WHAT IS NEEDED:
Take the line containing "Generate a LaTeX", the line containing "anchor=base east] (invis)", and all lines between them, and transcribe them exactly. Leave out pictures.

Rows from a dataset of charts and code

————

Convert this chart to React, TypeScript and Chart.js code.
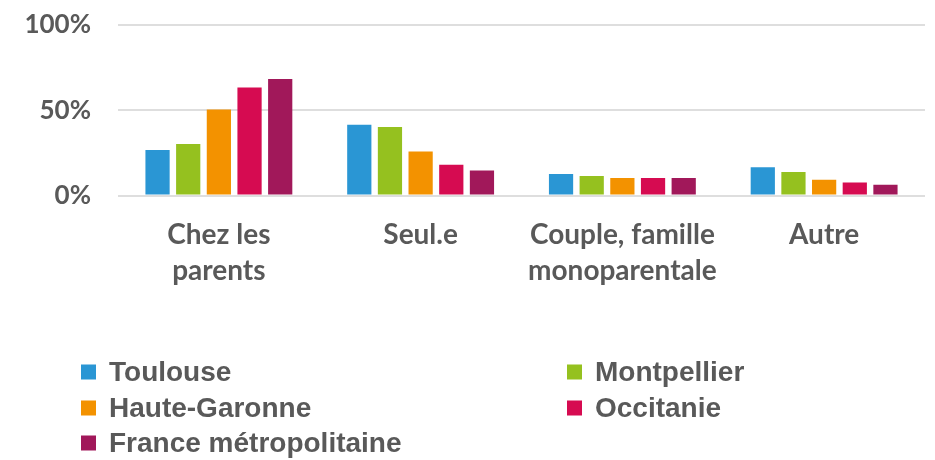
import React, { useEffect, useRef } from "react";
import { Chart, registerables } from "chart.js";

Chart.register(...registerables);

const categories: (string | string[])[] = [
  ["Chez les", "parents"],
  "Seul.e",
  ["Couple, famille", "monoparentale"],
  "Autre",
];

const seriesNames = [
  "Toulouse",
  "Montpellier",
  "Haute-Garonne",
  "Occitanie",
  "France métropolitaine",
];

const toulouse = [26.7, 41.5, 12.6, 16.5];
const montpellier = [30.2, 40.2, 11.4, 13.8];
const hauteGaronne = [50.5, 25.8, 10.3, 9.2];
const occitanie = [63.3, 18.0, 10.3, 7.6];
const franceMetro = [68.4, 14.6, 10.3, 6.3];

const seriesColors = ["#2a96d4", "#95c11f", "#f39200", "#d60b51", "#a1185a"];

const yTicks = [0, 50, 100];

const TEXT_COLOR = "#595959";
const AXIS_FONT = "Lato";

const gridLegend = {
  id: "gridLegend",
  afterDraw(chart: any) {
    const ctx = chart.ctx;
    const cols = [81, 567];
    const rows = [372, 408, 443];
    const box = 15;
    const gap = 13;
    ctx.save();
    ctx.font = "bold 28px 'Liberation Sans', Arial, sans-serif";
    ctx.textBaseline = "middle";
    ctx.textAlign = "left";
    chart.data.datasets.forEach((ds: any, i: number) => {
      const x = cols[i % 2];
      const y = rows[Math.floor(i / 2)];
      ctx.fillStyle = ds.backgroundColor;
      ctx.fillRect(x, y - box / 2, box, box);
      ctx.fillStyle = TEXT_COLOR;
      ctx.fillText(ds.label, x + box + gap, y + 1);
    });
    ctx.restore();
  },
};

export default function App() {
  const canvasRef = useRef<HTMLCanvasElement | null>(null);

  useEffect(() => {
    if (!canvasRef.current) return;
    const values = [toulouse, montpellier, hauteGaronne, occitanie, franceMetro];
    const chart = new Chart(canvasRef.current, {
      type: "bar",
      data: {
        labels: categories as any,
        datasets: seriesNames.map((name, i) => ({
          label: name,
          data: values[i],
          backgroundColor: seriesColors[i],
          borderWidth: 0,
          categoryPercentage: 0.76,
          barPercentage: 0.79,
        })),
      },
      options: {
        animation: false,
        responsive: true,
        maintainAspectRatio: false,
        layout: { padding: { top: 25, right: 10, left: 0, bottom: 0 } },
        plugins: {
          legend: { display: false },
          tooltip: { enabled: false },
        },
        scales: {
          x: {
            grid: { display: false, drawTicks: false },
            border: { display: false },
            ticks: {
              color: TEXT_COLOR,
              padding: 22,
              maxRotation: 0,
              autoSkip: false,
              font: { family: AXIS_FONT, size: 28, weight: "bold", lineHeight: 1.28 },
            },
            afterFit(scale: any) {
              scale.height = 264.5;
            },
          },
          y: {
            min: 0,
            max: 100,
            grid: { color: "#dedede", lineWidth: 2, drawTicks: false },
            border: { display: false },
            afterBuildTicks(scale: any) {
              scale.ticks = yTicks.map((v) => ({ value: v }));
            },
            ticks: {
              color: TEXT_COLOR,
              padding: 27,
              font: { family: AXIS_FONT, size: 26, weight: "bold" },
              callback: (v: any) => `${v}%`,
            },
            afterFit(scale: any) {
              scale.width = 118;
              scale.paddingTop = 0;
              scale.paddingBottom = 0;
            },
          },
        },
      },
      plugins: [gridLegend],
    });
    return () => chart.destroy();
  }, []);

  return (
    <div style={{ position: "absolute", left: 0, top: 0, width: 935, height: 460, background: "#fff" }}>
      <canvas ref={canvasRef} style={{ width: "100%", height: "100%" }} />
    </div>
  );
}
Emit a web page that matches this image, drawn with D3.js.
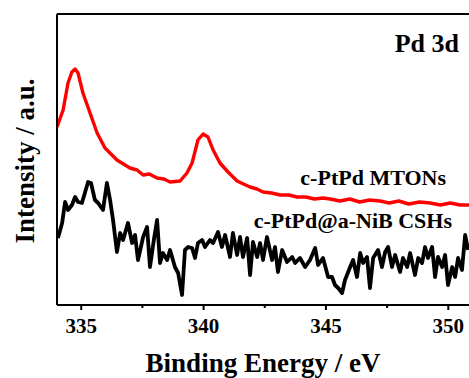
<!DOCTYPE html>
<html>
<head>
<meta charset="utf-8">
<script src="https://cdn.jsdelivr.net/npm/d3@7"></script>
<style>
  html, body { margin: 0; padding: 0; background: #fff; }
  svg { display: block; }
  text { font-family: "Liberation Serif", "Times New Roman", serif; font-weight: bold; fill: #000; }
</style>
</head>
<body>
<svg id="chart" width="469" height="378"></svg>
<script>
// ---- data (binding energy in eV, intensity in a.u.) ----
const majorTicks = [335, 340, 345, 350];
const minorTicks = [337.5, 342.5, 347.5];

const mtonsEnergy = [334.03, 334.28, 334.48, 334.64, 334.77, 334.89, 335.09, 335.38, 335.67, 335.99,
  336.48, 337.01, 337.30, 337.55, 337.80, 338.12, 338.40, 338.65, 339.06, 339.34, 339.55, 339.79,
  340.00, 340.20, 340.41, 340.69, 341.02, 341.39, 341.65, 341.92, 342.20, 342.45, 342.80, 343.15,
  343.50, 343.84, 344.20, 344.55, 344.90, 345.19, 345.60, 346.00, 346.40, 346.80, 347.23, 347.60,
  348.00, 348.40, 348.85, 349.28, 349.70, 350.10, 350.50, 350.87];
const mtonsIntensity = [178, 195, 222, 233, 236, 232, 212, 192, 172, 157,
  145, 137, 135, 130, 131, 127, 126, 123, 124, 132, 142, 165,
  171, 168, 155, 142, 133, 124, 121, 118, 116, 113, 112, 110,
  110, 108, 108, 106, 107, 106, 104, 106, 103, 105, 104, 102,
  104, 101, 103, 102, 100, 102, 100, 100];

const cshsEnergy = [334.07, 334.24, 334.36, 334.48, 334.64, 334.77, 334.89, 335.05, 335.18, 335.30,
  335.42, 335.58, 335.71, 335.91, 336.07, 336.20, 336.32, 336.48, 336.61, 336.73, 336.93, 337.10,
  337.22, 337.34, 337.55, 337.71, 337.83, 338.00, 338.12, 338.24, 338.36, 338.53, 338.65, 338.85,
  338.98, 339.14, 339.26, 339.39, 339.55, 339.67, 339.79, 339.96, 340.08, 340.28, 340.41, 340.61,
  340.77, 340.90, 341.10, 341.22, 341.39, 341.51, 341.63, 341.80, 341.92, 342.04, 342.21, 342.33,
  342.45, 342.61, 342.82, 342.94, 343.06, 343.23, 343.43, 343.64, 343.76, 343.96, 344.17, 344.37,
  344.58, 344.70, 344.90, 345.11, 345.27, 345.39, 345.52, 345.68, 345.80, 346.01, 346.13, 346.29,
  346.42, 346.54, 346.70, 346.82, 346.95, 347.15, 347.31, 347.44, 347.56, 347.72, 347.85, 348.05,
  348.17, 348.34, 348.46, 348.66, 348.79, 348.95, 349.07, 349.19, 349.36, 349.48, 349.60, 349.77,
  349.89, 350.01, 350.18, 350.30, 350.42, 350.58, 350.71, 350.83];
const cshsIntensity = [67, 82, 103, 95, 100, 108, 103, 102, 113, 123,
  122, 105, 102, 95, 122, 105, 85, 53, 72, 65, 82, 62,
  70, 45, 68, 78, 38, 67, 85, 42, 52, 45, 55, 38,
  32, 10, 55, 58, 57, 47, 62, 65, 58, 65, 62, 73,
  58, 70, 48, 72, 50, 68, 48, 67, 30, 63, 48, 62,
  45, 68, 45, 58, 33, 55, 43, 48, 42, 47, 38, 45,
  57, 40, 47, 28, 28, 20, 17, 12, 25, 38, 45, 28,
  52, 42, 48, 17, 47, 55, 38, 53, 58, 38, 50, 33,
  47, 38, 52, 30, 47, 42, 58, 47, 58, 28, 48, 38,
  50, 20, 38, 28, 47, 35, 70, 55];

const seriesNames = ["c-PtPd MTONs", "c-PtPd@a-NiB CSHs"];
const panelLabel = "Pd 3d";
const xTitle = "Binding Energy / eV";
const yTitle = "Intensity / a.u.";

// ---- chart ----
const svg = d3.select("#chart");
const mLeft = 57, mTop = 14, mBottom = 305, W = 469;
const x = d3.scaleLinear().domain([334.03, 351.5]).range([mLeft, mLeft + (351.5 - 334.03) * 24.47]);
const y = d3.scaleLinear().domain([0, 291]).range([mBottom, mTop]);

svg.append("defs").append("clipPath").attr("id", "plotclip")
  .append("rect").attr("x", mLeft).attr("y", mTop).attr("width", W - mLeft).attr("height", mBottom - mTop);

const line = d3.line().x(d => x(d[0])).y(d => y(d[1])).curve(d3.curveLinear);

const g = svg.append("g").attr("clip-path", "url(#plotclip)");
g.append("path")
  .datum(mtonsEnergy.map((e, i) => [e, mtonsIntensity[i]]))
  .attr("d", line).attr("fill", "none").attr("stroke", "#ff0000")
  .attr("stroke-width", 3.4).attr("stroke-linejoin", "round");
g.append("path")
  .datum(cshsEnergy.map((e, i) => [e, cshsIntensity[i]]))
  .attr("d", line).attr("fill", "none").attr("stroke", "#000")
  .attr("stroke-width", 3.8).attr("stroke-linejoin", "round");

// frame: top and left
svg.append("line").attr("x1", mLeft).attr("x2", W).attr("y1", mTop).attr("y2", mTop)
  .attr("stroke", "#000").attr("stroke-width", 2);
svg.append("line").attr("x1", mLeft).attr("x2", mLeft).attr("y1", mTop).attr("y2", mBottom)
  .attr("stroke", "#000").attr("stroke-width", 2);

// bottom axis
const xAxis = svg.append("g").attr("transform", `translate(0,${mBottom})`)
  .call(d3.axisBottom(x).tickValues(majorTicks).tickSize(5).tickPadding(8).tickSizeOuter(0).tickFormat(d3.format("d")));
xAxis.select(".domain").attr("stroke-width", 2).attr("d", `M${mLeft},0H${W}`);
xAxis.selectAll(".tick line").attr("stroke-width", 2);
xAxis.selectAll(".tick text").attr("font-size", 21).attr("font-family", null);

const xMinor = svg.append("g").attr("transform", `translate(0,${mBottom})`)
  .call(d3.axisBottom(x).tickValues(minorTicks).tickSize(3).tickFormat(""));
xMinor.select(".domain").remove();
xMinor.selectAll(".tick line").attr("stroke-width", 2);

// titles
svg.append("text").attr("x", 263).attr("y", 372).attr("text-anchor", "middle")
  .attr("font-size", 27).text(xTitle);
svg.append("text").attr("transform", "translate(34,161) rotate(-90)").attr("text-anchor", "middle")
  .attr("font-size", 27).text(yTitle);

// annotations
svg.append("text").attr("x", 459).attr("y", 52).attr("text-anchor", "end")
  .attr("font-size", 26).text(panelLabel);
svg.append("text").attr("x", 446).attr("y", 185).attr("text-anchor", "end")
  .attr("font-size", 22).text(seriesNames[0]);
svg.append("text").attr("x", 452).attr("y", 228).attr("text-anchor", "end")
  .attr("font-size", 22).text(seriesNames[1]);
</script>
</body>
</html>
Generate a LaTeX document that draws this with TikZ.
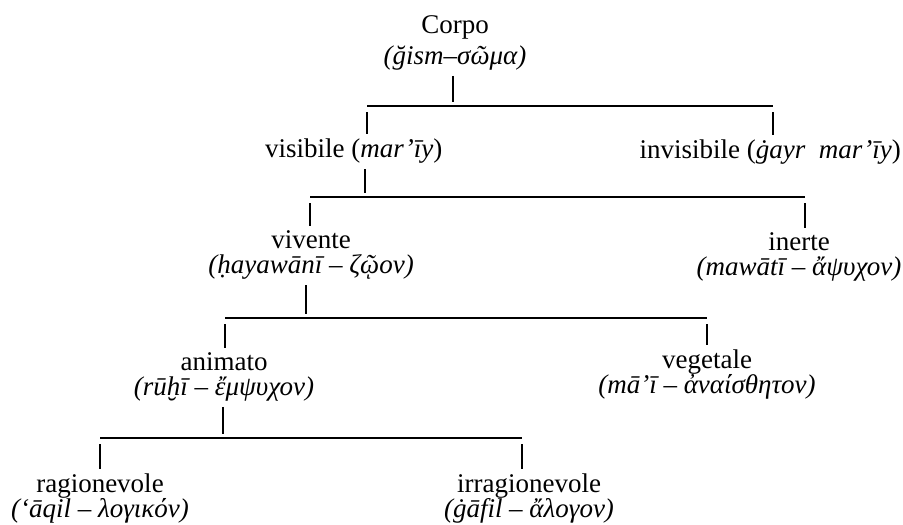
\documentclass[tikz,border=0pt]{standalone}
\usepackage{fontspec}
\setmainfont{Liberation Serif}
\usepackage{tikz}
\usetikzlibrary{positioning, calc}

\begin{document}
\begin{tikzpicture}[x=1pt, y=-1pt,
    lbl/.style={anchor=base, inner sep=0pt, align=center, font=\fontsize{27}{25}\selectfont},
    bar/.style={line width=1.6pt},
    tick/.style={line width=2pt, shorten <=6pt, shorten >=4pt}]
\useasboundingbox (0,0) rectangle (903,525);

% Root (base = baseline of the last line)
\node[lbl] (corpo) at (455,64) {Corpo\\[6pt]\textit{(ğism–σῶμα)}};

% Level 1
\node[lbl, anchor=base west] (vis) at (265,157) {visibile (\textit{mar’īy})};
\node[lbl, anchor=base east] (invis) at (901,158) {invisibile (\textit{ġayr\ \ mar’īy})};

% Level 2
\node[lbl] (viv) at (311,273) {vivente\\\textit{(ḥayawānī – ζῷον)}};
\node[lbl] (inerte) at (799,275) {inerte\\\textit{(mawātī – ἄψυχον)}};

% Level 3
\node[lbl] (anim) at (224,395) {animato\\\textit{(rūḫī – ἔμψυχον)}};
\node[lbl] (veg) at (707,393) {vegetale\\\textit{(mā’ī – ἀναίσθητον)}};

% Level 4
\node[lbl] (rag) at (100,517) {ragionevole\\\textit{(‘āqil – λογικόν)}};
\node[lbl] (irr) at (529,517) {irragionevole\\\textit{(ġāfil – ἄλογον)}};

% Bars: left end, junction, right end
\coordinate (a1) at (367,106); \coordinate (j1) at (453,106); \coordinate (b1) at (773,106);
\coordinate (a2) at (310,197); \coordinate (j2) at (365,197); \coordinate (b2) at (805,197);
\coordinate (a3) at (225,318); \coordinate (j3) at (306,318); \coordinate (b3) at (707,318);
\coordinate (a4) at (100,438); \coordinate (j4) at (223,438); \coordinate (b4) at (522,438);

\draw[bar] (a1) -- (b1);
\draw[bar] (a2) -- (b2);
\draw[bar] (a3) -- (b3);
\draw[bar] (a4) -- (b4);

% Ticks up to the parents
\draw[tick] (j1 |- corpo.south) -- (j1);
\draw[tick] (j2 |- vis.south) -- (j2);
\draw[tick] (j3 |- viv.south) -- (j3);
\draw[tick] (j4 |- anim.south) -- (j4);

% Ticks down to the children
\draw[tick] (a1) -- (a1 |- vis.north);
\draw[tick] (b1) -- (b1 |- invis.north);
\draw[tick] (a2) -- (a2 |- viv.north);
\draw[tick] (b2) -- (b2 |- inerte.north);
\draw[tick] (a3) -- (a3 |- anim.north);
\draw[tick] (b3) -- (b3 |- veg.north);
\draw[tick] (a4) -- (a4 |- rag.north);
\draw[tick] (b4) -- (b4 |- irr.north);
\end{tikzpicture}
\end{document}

————

SOLVED EXERCISE:
Generate a LaTeX document that draws this with TikZ.
\documentclass[tikz,border=0pt]{standalone}
\usepackage{fontspec}
\setmainfont{Liberation Serif}
\usepackage{tikz}
\usetikzlibrary{positioning, calc}

\begin{document}
\begin{tikzpicture}[x=1pt, y=-1pt,
    lbl/.style={anchor=base, inner sep=0pt, align=center, font=\fontsize{27}{25}\selectfont},
    bar/.style={line width=1.6pt},
    tick/.style={line width=2pt, shorten <=6pt, shorten >=4pt}]
\useasboundingbox (0,0) rectangle (903,525);

% Root (base = baseline of the last line)
\node[lbl] (corpo) at (455,64) {Corpo\\[6pt]\textit{(ğism–σῶμα)}};

% Level 1
\node[lbl, anchor=base west] (vis) at (265,157) {visibile (\textit{mar’īy})};
\node[lbl, anchor=base east] (invis) at (901,158) {invisibile (\textit{ġayr\ \ mar’īy})};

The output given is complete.